- _Task to carry out_:
Set down the data below from its first line to the line holding "const FONT = 'Liberation", inclusive; omit all pictures.

- _Supplied material_:

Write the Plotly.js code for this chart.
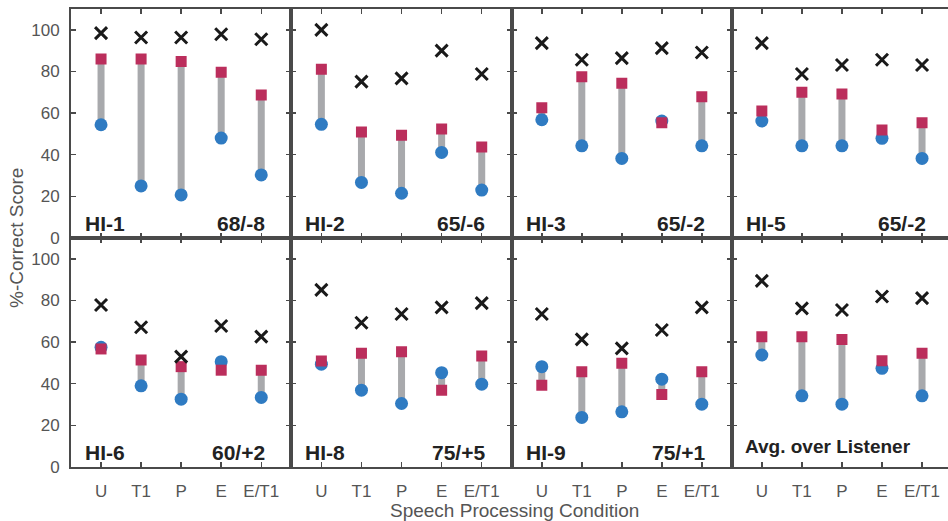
<!DOCTYPE html>
<html>
<head>
<meta charset="utf-8">
<script src="https://cdn.plot.ly/plotly-3.0.1.min.js"></script>
<style>html,body{margin:0;padding:0;background:#fff;}#chart{width:948px;height:521px;}</style>
</head>
<body>
<div id="chart"></div>
<script>
const categories = ['U', 'T1', 'P', 'E', 'E/T1'];
const panelNames = ['HI-1', 'HI-2', 'HI-3', 'HI-5', 'HI-6', 'HI-8', 'HI-9', 'Avg. over Listener'];
const panelLevels = ['68/-8', '65/-6', '65/-2', '65/-2', '60/+2', '75/+5', '75/+1', ''];
const yTickValues = [0, 20, 40, 60, 80, 100];

// black crosses
const crossScores = [
  [98.4, 96.3, 96.3, 97.9, 95.5],
  [100.0, 75.1, 76.7, 90.0, 78.8],
  [93.6, 85.6, 86.4, 91.2, 89.1],
  [93.6, 78.8, 83.1, 85.6, 83.1],
  [77.8, 67.1, 53.0, 67.7, 62.6],
  [85.1, 69.3, 73.5, 76.7, 78.7],
  [73.5, 61.3, 57.0, 65.8, 76.7],
  [89.4, 76.2, 75.4, 81.9, 81.1]
];
// red squares
const squareScores = [
  [86.0, 86.0, 84.8, 79.6, 68.7],
  [81.1, 50.9, 49.4, 52.3, 43.7],
  [62.6, 77.4, 74.3, 55.4, 67.9],
  [61.0, 70.0, 69.2, 51.9, 55.4],
  [56.7, 51.4, 48.2, 46.5, 46.5],
  [50.9, 54.6, 55.4, 36.9, 53.3],
  [39.3, 45.7, 49.8, 34.8, 45.7],
  [62.6, 62.6, 61.3, 51.0, 54.6]
];
// blue circles
const circleScores = [
  [54.4, 25.0, 20.7, 48.0, 30.3],
  [54.6, 26.7, 21.5, 41.1, 23.0],
  [56.8, 44.3, 38.2, 56.2, 44.3],
  [56.2, 44.3, 44.3, 47.9, 38.2],
  [57.5, 39.0, 32.6, 50.6, 33.4],
  [49.4, 36.9, 30.5, 45.3, 39.8],
  [48.2, 23.8, 26.5, 42.2, 30.2],
  [53.8, 34.2, 30.2, 47.4, 34.2]
];

const BLUE = '#2f7bc2';
const RED = '#bb2e5c';
const GRAY = '#a8a9ac';
const AXIS = '#4a4a4a';
const FONT = 'Liberation Sans, Arial, Helvetica, sans-serif';

const L = 71, R = 948, T = 9, B = 466.7;
const W = R - L, H = B - T;
const colPx = [71, 291.3, 511.8, 731.8, 948];
const pxPerUnit = 40.05;

const traces = [];
const layout = {
  width: 948, height: 521,
  margin: {l: L, r: 0, t: T, b: 521 - B},
  paper_bgcolor: '#fff', plot_bgcolor: '#fff',
  showlegend: false,
  font: {family: FONT, color: '#555'},
  annotations: []
};

for (let i = 0; i < 8; i++) {
  const row = Math.floor(i / 4), col = i % 4;
  const xa = i === 0 ? 'x' : 'x' + (i + 1);
  const ya = i === 0 ? 'y' : 'y' + (i + 1);
  const xKey = i === 0 ? 'xaxis' : 'xaxis' + (i + 1);
  const yKey = i === 0 ? 'yaxis' : 'yaxis' + (i + 1);

  // gray connectors
  const lx = [], ly = [];
  categories.forEach((c, k) => {
    lx.push(c, c, null);
    ly.push(circleScores[i][k], squareScores[i][k], null);
  });
  traces.push({type: 'scatter', mode: 'lines', x: lx, y: ly, xaxis: xa, yaxis: ya,
    line: {color: GRAY, width: 7}, hoverinfo: 'skip', connectgaps: false});
  traces.push({type: 'scatter', mode: 'markers', x: categories, y: circleScores[i], xaxis: xa, yaxis: ya,
    marker: {symbol: 'circle', size: 13, color: BLUE, line: {width: 0}}});
  traces.push({type: 'scatter', mode: 'markers', x: categories, y: squareScores[i], xaxis: xa, yaxis: ya,
    marker: {symbol: 'square', size: 11, color: RED, line: {width: 0}}});
  traces.push({type: 'scatter', mode: 'markers', x: categories, y: crossScores[i], xaxis: xa, yaxis: ya,
    marker: {symbol: 'x-thin', size: 12, color: '#1a1a1a', line: {width: 3, color: '#1a1a1a'}}});

  const x0 = (colPx[col] - L) / W, x1 = (colPx[col + 1] - L) / W;
  const rangeEnd = col === 3 ? -0.75 + (colPx[4] - colPx[3]) / pxPerUnit : 4.75;
  layout[xKey] = {
    domain: [x0, x1], anchor: ya, type: 'category',
    range: [-0.75, rangeEnd], fixedrange: true,
    showline: true, linecolor: AXIS, linewidth: 2, mirror: 'ticks',
    ticks: 'inside', ticklen: 5, tickwidth: 1.5, tickcolor: AXIS,
    showgrid: false, zeroline: false,
    showticklabels: row === 1, ticklabelstandoff: 8,
    tickfont: {family: FONT, size: 17, color: '#555'}
  };
  layout[yKey] = {
    domain: row === 0 ? [0.5, 1] : [0, 0.5], anchor: xa,
    range: [0, 110], fixedrange: true,
    tickvals: yTickValues,
    showline: true, linecolor: AXIS, linewidth: 2, mirror: col === 3 ? false : 'ticks',
    ticks: 'inside', ticklen: 5, tickwidth: 1.5, tickcolor: AXIS,
    showgrid: false, zeroline: false,
    showticklabels: col === 0, ticklabelstandoff: 6,
    tickfont: {family: FONT, size: 17, color: '#555'}
  };

  if (i < 7) {
    layout.annotations.push({xref: xa, yref: ya, x: -0.45, y: 7.2, xanchor: 'left', yanchor: 'middle',
      text: panelNames[i], showarrow: false, font: {family: FONT, size: 21, color: '#222', weight: 'bold'}});
    layout.annotations.push({xref: xa, yref: ya, x: 4.14, y: 7.2, xanchor: 'right', yanchor: 'middle',
      text: panelLevels[i], showarrow: false, font: {family: FONT, size: 21, color: '#222', weight: 'bold'}});
  } else {
    layout.annotations.push({xref: xa, yref: ya, x: -0.47, y: 10, xanchor: 'left', yanchor: 'middle',
      text: panelNames[i], showarrow: false, font: {family: FONT, size: 19, color: '#222', weight: 'bold'}});
  }
}

layout.annotations.push({xref: 'paper', yref: 'paper', x: (514 - L) / W, y: -43 / H,
  xanchor: 'center', yanchor: 'middle', text: 'Speech Processing Condition', showarrow: false,
  font: {family: FONT, size: 19, color: '#555'}});
layout.annotations.push({xref: 'paper', yref: 'paper', x: (16 - L) / W, y: 0.5,
  xanchor: 'center', yanchor: 'middle', textangle: -90, text: '%-Correct Score', showarrow: false,
  font: {family: FONT, size: 19, color: '#555'}});

Plotly.newPlot('chart', traces, layout, {staticPlot: true, displayModeBar: false});
</script>
</body>
</html>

- _Result of this task_:
Write the Plotly.js code for this chart.
<!DOCTYPE html>
<html>
<head>
<meta charset="utf-8">
<script src="https://cdn.plot.ly/plotly-3.0.1.min.js"></script>
<style>html,body{margin:0;padding:0;background:#fff;}#chart{width:948px;height:521px;}</style>
</head>
<body>
<div id="chart"></div>
<script>
const categories = ['U', 'T1', 'P', 'E', 'E/T1'];
const panelNames = ['HI-1', 'HI-2', 'HI-3', 'HI-5', 'HI-6', 'HI-8', 'HI-9', 'Avg. over Listener'];
const panelLevels = ['68/-8', '65/-6', '65/-2', '65/-2', '60/+2', '75/+5', '75/+1', ''];
const yTickValues = [0, 20, 40, 60, 80, 100];

// black crosses
const crossScores = [
  [98.4, 96.3, 96.3, 97.9, 95.5],
  [100.0, 75.1, 76.7, 90.0, 78.8],
  [93.6, 85.6, 86.4, 91.2, 89.1],
  [93.6, 78.8, 83.1, 85.6, 83.1],
  [77.8, 67.1, 53.0, 67.7, 62.6],
  [85.1, 69.3, 73.5, 76.7, 78.7],
  [73.5, 61.3, 57.0, 65.8, 76.7],
  [89.4, 76.2, 75.4, 81.9, 81.1]
];
// red squares
const squareScores = [
  [86.0, 86.0, 84.8, 79.6, 68.7],
  [81.1, 50.9, 49.4, 52.3, 43.7],
  [62.6, 77.4, 74.3, 55.4, 67.9],
  [61.0, 70.0, 69.2, 51.9, 55.4],
  [56.7, 51.4, 48.2, 46.5, 46.5],
  [50.9, 54.6, 55.4, 36.9, 53.3],
  [39.3, 45.7, 49.8, 34.8, 45.7],
  [62.6, 62.6, 61.3, 51.0, 54.6]
];
// blue circles
const circleScores = [
  [54.4, 25.0, 20.7, 48.0, 30.3],
  [54.6, 26.7, 21.5, 41.1, 23.0],
  [56.8, 44.3, 38.2, 56.2, 44.3],
  [56.2, 44.3, 44.3, 47.9, 38.2],
  [57.5, 39.0, 32.6, 50.6, 33.4],
  [49.4, 36.9, 30.5, 45.3, 39.8],
  [48.2, 23.8, 26.5, 42.2, 30.2],
  [53.8, 34.2, 30.2, 47.4, 34.2]
];

const BLUE = '#2f7bc2';
const RED = '#bb2e5c';
const GRAY = '#a8a9ac';
const AXIS = '#4a4a4a';
const FONT = 'Liberation Sans, Arial, Helvetica, sans-serif';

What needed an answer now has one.